The next time you’re at a party thrown by people working in big data, remember this simple trick to fit in immediately. All you have to do is start talking about the importance of transparency in the location data sphere, and you’ll be greeted with open arms. Some of them will probably hire you.
I don’t mean to sound cynical. As the location field continues to grow and more companies enter it, emphasizing transparency of data is admirable. You may have noticed, though, that I’ve already used the word “transparency” three times in the last two paragraphs without providing any context. The way that most people use term right now, it could probably be replaced with any professional-sounding buzzword.
That’s my real problem with the emphasis on “transparency” right now. Instead of actually being honest about the sources and quality of their data, many companies promote the abstract idea of transparency just because it seems like the right thing to say.
This kind of posturing doesn’t benefit anyone. It glosses over some very real problems in the location industry, and leaves no room for more pragmatic solutions. We are not going to be able to ensure that all data sources are transparent and high quality overnight -- it’s simply not realistic. In this post, I intend to talk frankly about some real ways to make improvements in the way we talk about data sources. These solutions may not be as polished as the ones we are used to promoting, but that is because they exist in the real world.
(A quick disclaimer: it is highly likely that the opinions of many people in the industry will differ from my own in this article. X-Mode is still a young company, and these conclusions are based on our own observations, as well as our vision for the burgeoning field. I welcome disagreement, and would feel gratified if this article prompted further dialogue.)
For the sake of everyone in the room, I’m going to define exactly what I mean by transparency. Quite simply, where is a company getting its data from? This is information that many companies hesitate to share, and that is understandable. It’s important to protect the identity of providers, especially if it’s a 3rd party vendor with scale. At the end of the day this is a business, and full transparency may not always make sense.
So don’t worry: you certainly don’t need to give out every detail about your data providers. But you should provide some information. In order to provide high quality data and be truly competitive in the field, it’s important for 50-70% of your data to come from your own first party SDK inventory, rather than from third party vendors. This gives your company more direct control over data, and allows you to monitor its quality more closely.
It’s also important not to embellish your numbers, or to be deceptive about the quality of your data.

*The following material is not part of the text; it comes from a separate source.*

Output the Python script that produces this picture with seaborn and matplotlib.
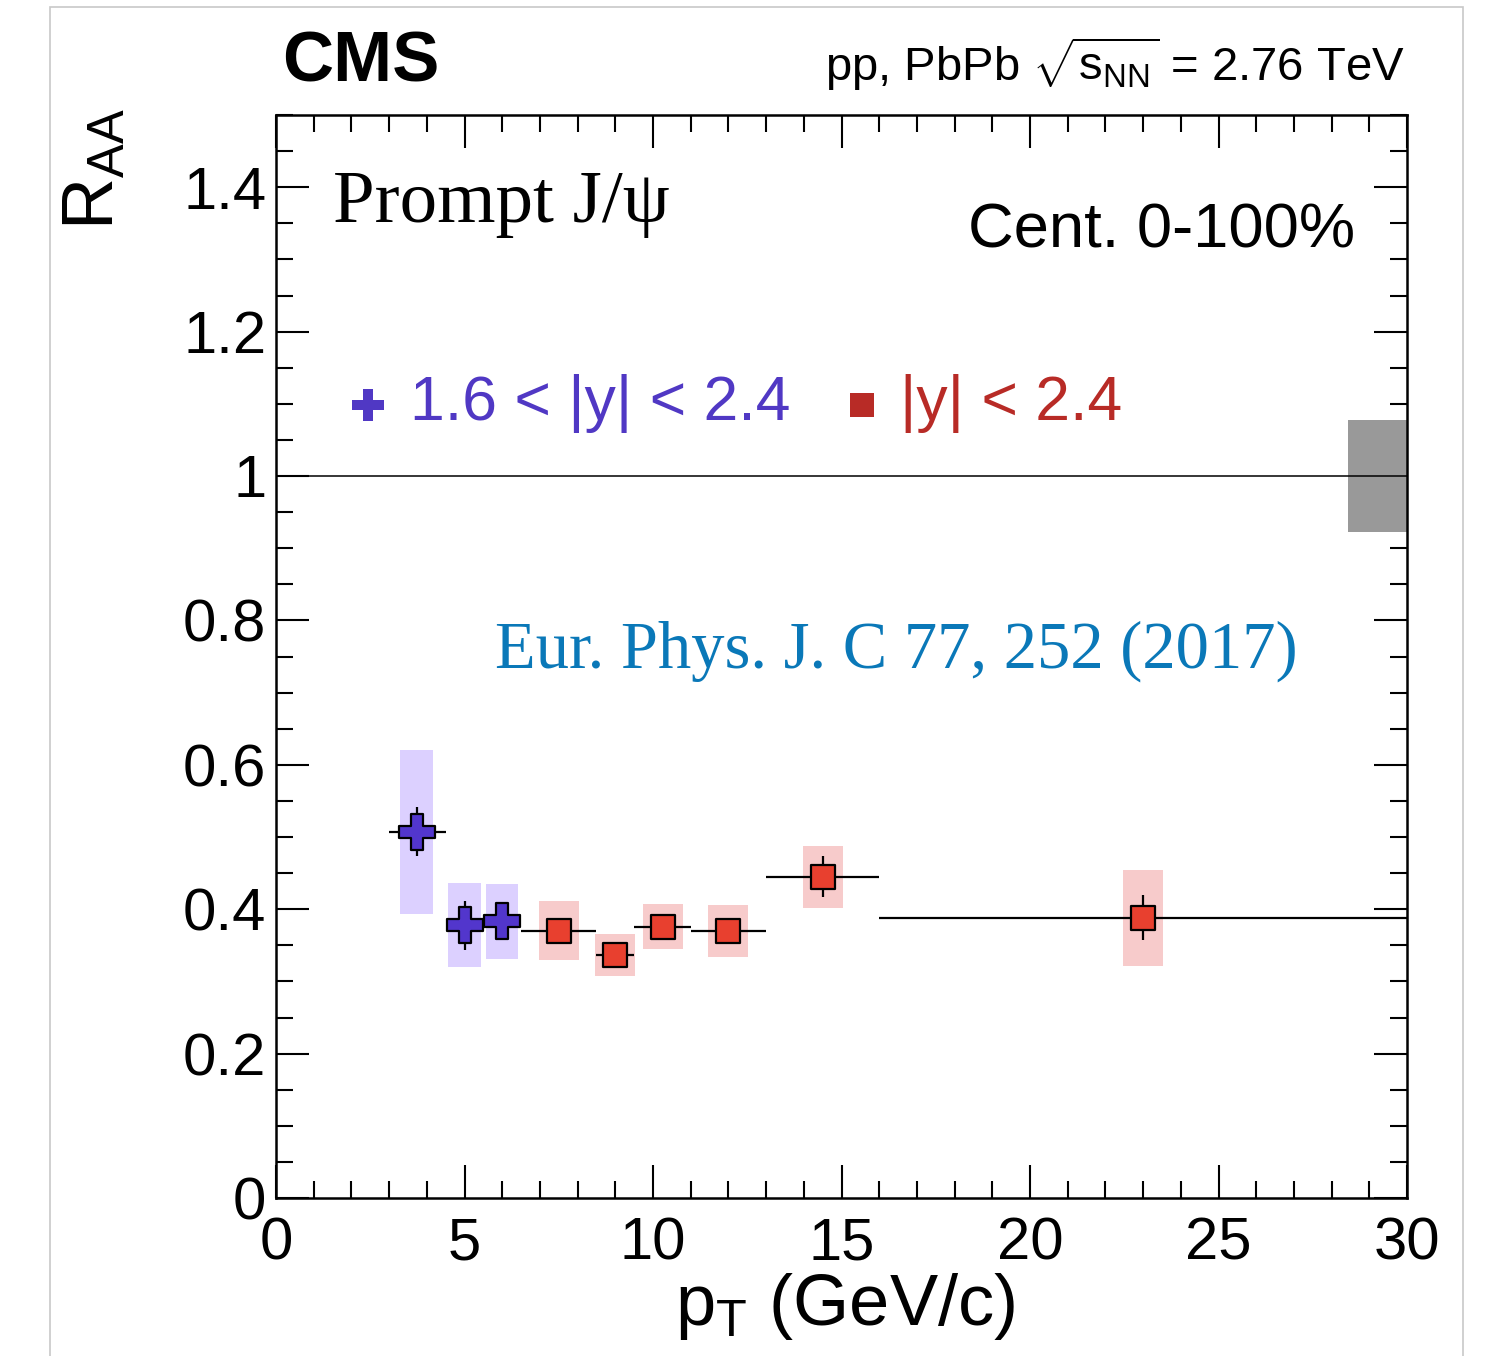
import numpy as np
import pandas as pd
import matplotlib
matplotlib.use("Agg")
import matplotlib.pyplot as plt
from matplotlib.patches import Rectangle
from matplotlib.ticker import MultipleLocator, FuncFormatter
import seaborn as sns

# Prompt J/psi nuclear modification factor, 1.6 < |y| < 2.4
fwd_pt = [3.73, 5.0, 5.99]
fwd_lo = [3.0, 4.5, 5.5]
fwd_hi = [4.5, 5.5, 6.5]
fwd_raa = [0.507, 0.378, 0.383]
fwd_stat = [0.034, 0.034, 0.022]
fwd_syst = [0.114, 0.058, 0.052]

# Prompt J/psi nuclear modification factor, |y| < 2.4
mid_pt = [7.5, 9.0, 10.27, 12.0, 14.5, 23.0]
mid_lo = [6.5, 8.5, 9.5, 11.0, 13.0, 16.0]
mid_hi = [8.5, 9.5, 11.0, 13.0, 16.0, 30.0]
mid_raa = [0.370, 0.336, 0.376, 0.370, 0.445, 0.388]
mid_stat = [0.012, 0.012, 0.014, 0.013, 0.028, 0.031]
mid_syst = [0.041, 0.029, 0.031, 0.036, 0.043, 0.066]

# global normalisation uncertainty drawn at unity
global_unc = 0.077

fwd_label = "1.6 < |y| < 2.4"
mid_label = "|y| < 2.4"

sns.set_theme(style="ticks")
plt.rcParams["font.family"] = ["Liberation Sans", "DejaVu Sans"]
plt.rcParams["mathtext.fontset"] = "custom"
plt.rcParams["mathtext.rm"] = "Liberation Sans"
plt.rcParams["mathtext.it"] = "Liberation Sans:italic"
plt.rcParams["mathtext.bf"] = "Liberation Sans:bold"
for key in ("text.color", "axes.labelcolor", "xtick.color", "ytick.color",
            "xtick.labelcolor", "ytick.labelcolor", "axes.edgecolor"):
    plt.rcParams[key] = "black"

SERIF = ["Liberation Serif", "DejaVu Serif"]

BLUE = "#5236cc"
BLUE_BOX = "#dcd0ff"
BLUE_TXT = "#5038c4"
RED = "#e8402f"
RED_BOX = "#f7cbcb"
RED_TXT = "#b82b26"

W, H = 1485, 1356
fig = plt.figure(figsize=(W / 100, H / 100), dpi=100)
fig.patch.set_facecolor("white")

# thin frame around the canvas
fig.patches.append(Rectangle((50 / W, -0.05), (1463 - 50) / W, 1.05 - 7 / H,
                             transform=fig.transFigure, fill=False,
                             edgecolor="#c8c8c8", linewidth=1.2, zorder=0))

ax = fig.add_axes([276 / W, 1 - 1198 / H, (1407 - 276) / W, (1198 - 115) / H])
ax.set_xlim(0, 30)
ax.set_ylim(0, 1.5)

df_fwd = pd.DataFrame({"pt": fwd_pt, "lo": fwd_lo, "hi": fwd_hi,
                       "raa": fwd_raa, "stat": fwd_stat, "syst": fwd_syst})
df_mid = pd.DataFrame({"pt": mid_pt, "lo": mid_lo, "hi": mid_hi,
                       "raa": mid_raa, "stat": mid_stat, "syst": mid_syst})

# systematic uncertainty boxes
for df, hw, col in [(df_fwd, 0.43, BLUE_BOX), (df_mid, 0.53, RED_BOX)]:
    for _, r in df.iterrows():
        ax.add_patch(Rectangle((r.pt - hw, r.raa - r.syst), 2 * hw, 2 * r.syst,
                               facecolor=col, edgecolor="none", zorder=1))

# global uncertainty and unity line
ax.add_patch(Rectangle((28.44, 1 - global_unc), 30 - 28.44, 2 * global_unc,
                       facecolor="#999999", edgecolor="none", zorder=1))
ax.axhline(1.0, color="black", lw=1.1, zorder=2)

# statistical error bars and bin widths
for df in (df_fwd, df_mid):
    ax.errorbar(df.pt, df.raa, xerr=[df.pt - df.lo, df.hi - df.pt], yerr=df.stat,
                fmt="none", ecolor="black", elinewidth=1.6, capsize=0, zorder=3)

sns.scatterplot(data=df_fwd, x="pt", y="raa", marker="P", s=680, color=BLUE,
                edgecolor="black", linewidth=1.6, zorder=4, ax=ax, legend=False)
sns.scatterplot(data=df_mid, x="pt", y="raa", marker="s", s=310, color=RED,
                edgecolor="black", linewidth=1.6, zorder=4, ax=ax, legend=False)

# axes styling
ax.xaxis.set_major_locator(MultipleLocator(5))
ax.xaxis.set_minor_locator(MultipleLocator(1))
ax.yaxis.set_major_locator(MultipleLocator(0.2))
ax.yaxis.set_minor_locator(MultipleLocator(0.05))
ax.yaxis.set_major_formatter(FuncFormatter(lambda v, p: "%g" % round(v, 2)))
ax.xaxis.set_major_formatter(FuncFormatter(lambda v, p: "%g" % v))
ax.tick_params(which="both", direction="in", top=True, right=True,
               width=1.5, color="black", labelcolor="black", labelsize=43)
ax.tick_params(axis="x", pad=13)
ax.tick_params(axis="y", pad=7)
ax.tick_params(which="major", length=24)
ax.tick_params(which="minor", length=12)
for s in ax.spines.values():
    s.set_linewidth(1.8)
    s.set_color("black")
ax.set_xlabel("")
ax.set_ylabel("")

# axis titles
fig.text(1015 / W, 1 - 1325 / H, r"$\mathrm{p}_{\mathrm{T}}$ (GeV/c)",
         ha="right", va="baseline", fontsize=52)
fig.text(62 / W, 1 - 108 / H, r"$\mathrm{R}_{\mathrm{AA}}$", rotation=90,
         ha="left", va="top", fontsize=52)

# header
fig.text(282 / W, 1 - 82 / H, "CMS", fontsize=51, fontweight="bold",
         ha="left", va="baseline")
fig.text(1405 / W, 1 - 81 / H,
         r"pp, PbPb $\sqrt{\mathrm{s}_{\mathrm{NN}}}$ = 2.76 TeV",
         fontsize=34, ha="right", va="baseline")

# annotations inside the frame
fig.text(333 / W, 1 - 222 / H, "Prompt J/\u03c8", family=SERIF, fontsize=54,
         ha="left", va="baseline")
fig.text(1355 / W, 1 - 247 / H, "Cent. 0-100%", fontsize=45.5,
         ha="right", va="baseline")
fig.text(495 / W, 1 - 668 / H, "Eur. Phys. J. C 77, 252 (2017)", family=SERIF,
         fontsize=48, color="#0a78b8", ha="left", va="baseline")

# legend
ax.scatter([(368 - 276) / 1131], [(1198 - 405) / 1083], transform=ax.transAxes,
           marker="P", s=560, color=BLUE_TXT, edgecolors="none", zorder=5,
           clip_on=False)
ax.scatter([(862 - 276) / 1131], [(1198 - 405) / 1083], transform=ax.transAxes,
           marker="s", s=300, color=RED_TXT, edgecolors="none", zorder=5,
           clip_on=False)
fig.text(410 / W, 1 - 420 / H, fwd_label, fontsize=45, color=BLUE_TXT,
         ha="left", va="baseline")
fig.text(900 / W, 1 - 420 / H, mid_label, fontsize=45, color=RED_TXT,
         ha="left", va="baseline")

fig.savefig("out.png", dpi=100, facecolor="white")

Lots of companies are guilty of this, but it’s definitely a bad idea to exaggerate your numbers by more than 10 or 20%. Don’t be a company that claims to have 200 million IDs running location data -- this is obviously not true, and it just makes it look like you don’t trust your own data enough to be honest about it.
(The X-Mode team has actually downloaded every app in the app store, and we can confirm that only about 5,000 of them run always on location. So even if you think nobody else sees your lies -- we do!)
Along with the number of IDs, it’s important to be honest about the kind of data you’re collecting. There are essentially four different categories of sources for location data right now, each one providing higher quality data than the last.
Bidstream and Cell Tower Data are easy to scale, but provide low quality data. You may be able to grow your company quickly with this kind of data, but in the long run you won’t be able to compete with companies using higher quality data.
Foreground data is also good for scaling, but only provides about 20 points a day on average.
The best source, and the one you ideally source the majority of your data from, is Always On Location data collected using app-side SDKs. This kind of data provides 50+ points a day, with over half of it with an accuracy of within twenty meters. If you are getting the majority of your data from an SDK, and are using no more than 5 sources or methodologies, your data will be of higher quality. You shouldn’t just be transparent about that: you should be proud.
A lot of words are being spilled right now about how the location data industry is consolidating, and how transparency is increasing. While this may be true, it is also the case that a lot of companies are focusing more on scalability than quality right now. To these companies, I would just like to offer a bit of advice from the X-Mode Team. Focus on quality, and scalability will come. In the end this will not just lead to a stronger company, but a stronger industry in general.